You cannot develop accurate world models through observation alone, full stop.

You cannot verify accurate world models through benchmarks alone, full stop.

These have been pain points in physics for centuries and have been the major pain point even before the quantum revolution. I mean if it were possible, we'd have solved physics long ago. You can find plenty of people going back thousands of years boldly claiming "there is nothing new to be learned in physics," yet it was never true and still isn't true even if we exclude quantum and relativity.

Side note: really the paper is "fine" but I wish we didn't put so much hype in academic writing. Papers should be aimed at other academics and not be advertisements (use the paper to write advertisements like IFLS or Quanta Magazine, but don't degrade the already difficult researcher-to-researcher communication). So I'm saying the experiments are fine and the work represents progress but it is over sold and the conclusions do not necessarily follow

Btw, the paper makes these mistakes too. It makes a very bold assumption that counterfactual models (aka a "world model") are learned. This cannot be demonstrated through benchmarking, it must be proven through interpretability.

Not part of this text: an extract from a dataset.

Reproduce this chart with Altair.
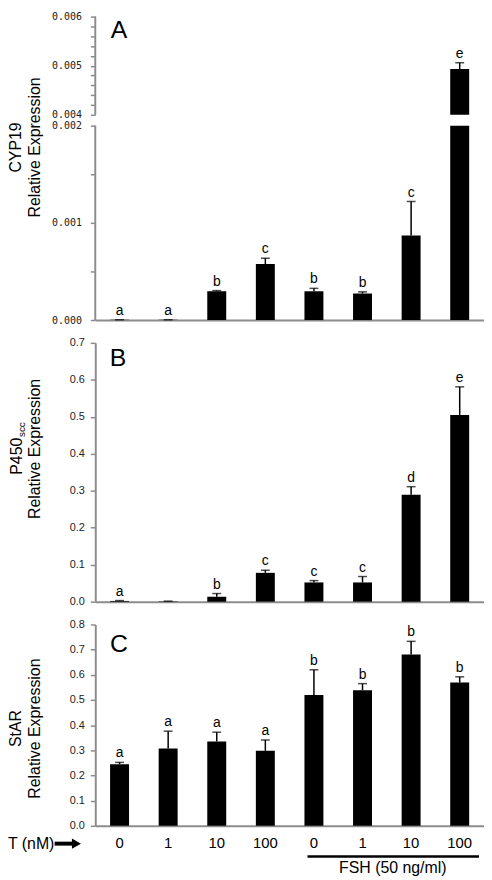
import altair as alt
import pandas as pd

# ---------------- data ----------------
treat_labels = ["0", "1", "10", "100", "0", "1", "10", "100"]

cyp19 = [0.000003, 0.000003, 0.000295, 0.000576, 0.000296, 0.000273, 0.000870, 0.004930]
cyp19_err = [0.0, 0.0, 0.000008, 0.000060, 0.000030, 0.000017, 0.000350, 0.000130]
cyp19_sig = ["a", "a", "b", "c", "b", "b", "c", "e"]

p450 = [0.002, 0.001, 0.013, 0.078, 0.052, 0.052, 0.289, 0.505]
p450_err = [0.001, 0.0005, 0.009, 0.007, 0.005, 0.016, 0.022, 0.076]
p450_sig = ["a", "", "b", "c", "c", "c", "d", "e"]

star = [0.245, 0.307, 0.335, 0.298, 0.520, 0.539, 0.681, 0.569]
star_err = [0.007, 0.069, 0.037, 0.043, 0.100, 0.026, 0.052, 0.023]
star_sig = ["a", "a", "a", "a", "b", "b", "b", "b"]

# broken axis of panel A: lower segment 0-0.002, upper segment 0.004-0.006
a_breaks = [0.0, 0.002, 0.004, 0.006]
a_ticks = [0.0, 0.0005, 0.001, 0.0015, 0.002] + [round(0.004 + 0.0002 * k, 4) for k in range(11)]
b_ticks = [round(0.1 * k, 1) for k in range(8)]
c_ticks = [round(0.1 * k, 1) for k in range(9)]

# ---------------- style ----------------
GRAY = "#8c8c8c"
FONT = "Liberation Sans"
W = 392
H_A, H_B, H_C = 306, 261, 203
A_RANGE = [H_A, 110, 99, 0]

xscale = alt.Scale(paddingInner=0.61, paddingOuter=0.305)
label_expr = "[" + ",".join("'%s'" % s for s in treat_labels) + "][datum.value]"
a_label_expr = ("abs(datum.value*1000 - round(datum.value*1000)) < 0.01 ? "
                "format(datum.value, '.3f') : ''")


def make_df(vals, errs, sigs):
    return pd.DataFrame({"idx": list(range(len(vals))), "val": vals,
                         "err": errs, "sig": sigs})


def one():
    return pd.DataFrame({"k": [0]})


def txt(text, x, y, size, angle=0, align="center", baseline="middle", font=FONT):
    return alt.Chart(pd.DataFrame({"t": [text]})).mark_text(
        font=font, fontSize=size, angle=angle, align=align, baseline=baseline,
        color="black").encode(text="t:N", x=alt.value(x), y=alt.value(y))


def bar_layers(df, yscale, yaxis, xaxis):
    base = alt.Chart(df).transform_calculate(hi="datum.val + datum.err")
    x = alt.X("idx:O", scale=xscale, axis=xaxis, title=None)
    y = alt.Y("val:Q", scale=yscale, axis=yaxis, title=None)
    yhi = alt.Y("hi:Q", scale=yscale, axis=yaxis, title=None)
    bars = base.mark_bar(color="black").encode(x=x, y=y)
    rule = base.mark_rule(color="black", strokeWidth=1.5).encode(
        x=x, y=y, y2=alt.Y2("hi:Q"))
    cap = base.mark_tick(color="black", thickness=1.5, size=9).encode(x=x, y=yhi)
    lab = base.mark_text(font=FONT, fontSize=14, baseline="alphabetic", dy=-5,
                         color="black").encode(x=x, y=yhi, text="sig:N")
    return [bars, rule, cap, lab]


no_x = alt.Axis(labels=False, ticks=False, title=None, domainColor=GRAY, domainWidth=2)

# ---------------- panel A (broken axis) ----------------
dfa = make_df(cyp19, cyp19_err, cyp19_sig)
a_scale = alt.Scale(domain=a_breaks, range=A_RANGE, nice=False, zero=False)
a_axis = alt.Axis(values=a_ticks, title=None, labelFont="DejaVu Sans Mono",
                  labelFontSize=10, labelPadding=9, labelExpr=a_label_expr,
                  grid=False, domain=False)

a_bars = bar_layers(dfa, a_scale, a_axis, no_x)
# white gap that breaks the tall bar
gap = alt.Chart(one()).mark_rect(color="white").encode(
    x=alt.value(2), x2=alt.value(W),
    y=alt.Y(datum=a_breaks[1], type="quantitative", scale=a_scale, axis=a_axis, title=None),
    y2=alt.datum(a_breaks[2]))
seg_low = alt.Chart(one()).mark_rule(color=GRAY, strokeWidth=2).encode(
    x=alt.value(0),
    y=alt.Y(datum=a_breaks[0], type="quantitative", scale=a_scale, axis=a_axis, title=None),
    y2=alt.datum(a_breaks[1]))
seg_high = alt.Chart(one()).mark_rule(color=GRAY, strokeWidth=2).encode(
    x=alt.value(0),
    y=alt.Y(datum=a_breaks[2], type="quantitative", scale=a_scale, axis=a_axis, title=None),
    y2=alt.datum(a_breaks[3]))

panelA = alt.layer(
    *a_bars, gap, seg_low, seg_high,
    txt("A", 24, 14, 25),
    txt("CYP19", -80, 132, 16, angle=270),
    txt("Relative Expression", -61, 132, 16, angle=270),
).properties(width=W, height=H_A)

# ---------------- panel B ----------------
dfb = make_df(p450, p450_err, p450_sig)
bc_axis = dict(title=None, labelFont=FONT, labelFontSize=11, labelPadding=6,
               format=".1f", grid=False)
panelB = alt.layer(
    *bar_layers(dfb, alt.Scale(domain=[0, 0.7], nice=False),
                alt.Axis(values=b_ticks, **bc_axis), no_x),
    txt("B", 23, 15, 25),
    txt("P450", -74, 133, 16, angle=270, align="left", baseline="alphabetic"),
    txt("scc", -71, 95, 10, angle=270, align="left", baseline="alphabetic"),
    txt("Relative Expression", -61, 107, 16, angle=270),
).properties(width=W, height=H_B)

# ---------------- panel C ----------------
dfc = make_df(star, star_err, star_sig)
c_xaxis = alt.Axis(ticks=False, title=None, domainColor=GRAY, domainWidth=2,
                   labelExpr=label_expr, labelAngle=0, labelFont=FONT,
                   labelFontSize=15, labelPadding=10, labelColor="black")

arrow_shaft = alt.Chart(one()).mark_rule(color="black", strokeWidth=4).encode(
    x=alt.value(-41), x2=alt.value(-22), y=alt.value(H_C + 18))
arrow_head = alt.Chart(one()).mark_point(
    shape="triangle-right", filled=True, color="black", size=110, opacity=1).encode(
    x=alt.value(-19), y=alt.value(H_C + 18))
fsh_line = alt.Chart(one()).mark_rule(color="black", strokeWidth=2.5).encode(
    x=alt.value(214), x2=alt.value(387), y=alt.value(H_C + 31))

panelC = alt.layer(
    *bar_layers(dfc, alt.Scale(domain=[0, 0.8], nice=False),
                alt.Axis(values=c_ticks, **bc_axis), c_xaxis),
    txt("C", 24, 20, 25),
    txt("StAR", -80, 105, 16, angle=270),
    txt("Relative Expression", -61, 105, 16, angle=270),
    txt("T (nM)", -88, H_C + 18, 16, align="left"),
    arrow_shaft, arrow_head, fsh_line,
    txt("FSH (50 ng/ml)", 300, H_C + 43, 16),
).properties(width=W, height=H_C)

chart = alt.vconcat(panelA, panelB, panelC, spacing=23, bounds="flush").properties(
    padding={"left": 0, "top": 0, "right": 0, "bottom": 0}
).configure_view(stroke=None).configure_axis(
    domainColor=GRAY, domainWidth=2, tickColor=GRAY, tickWidth=1.5, tickSize=5,
    labelColor="#222222", grid=False
)

chart.save("out.html", embed_options={"renderer": "svg", "actions": False})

Unfortunately, the tail is long and heavy... you don't need black swan events to disrupt these models and boy does this annoying fact make it easy to "hack" these types of models. And frankly, I don't think we want robots operating in the wild (public spaces, as opposed to controlled spaces like a manufacturing floor) if I can make it think an iPhone is an Apple with just a stickynote. Sure, you can solve that precise example but it's not hard to come up with others. It's a cat and mouse game, but remember, Jerry always wins.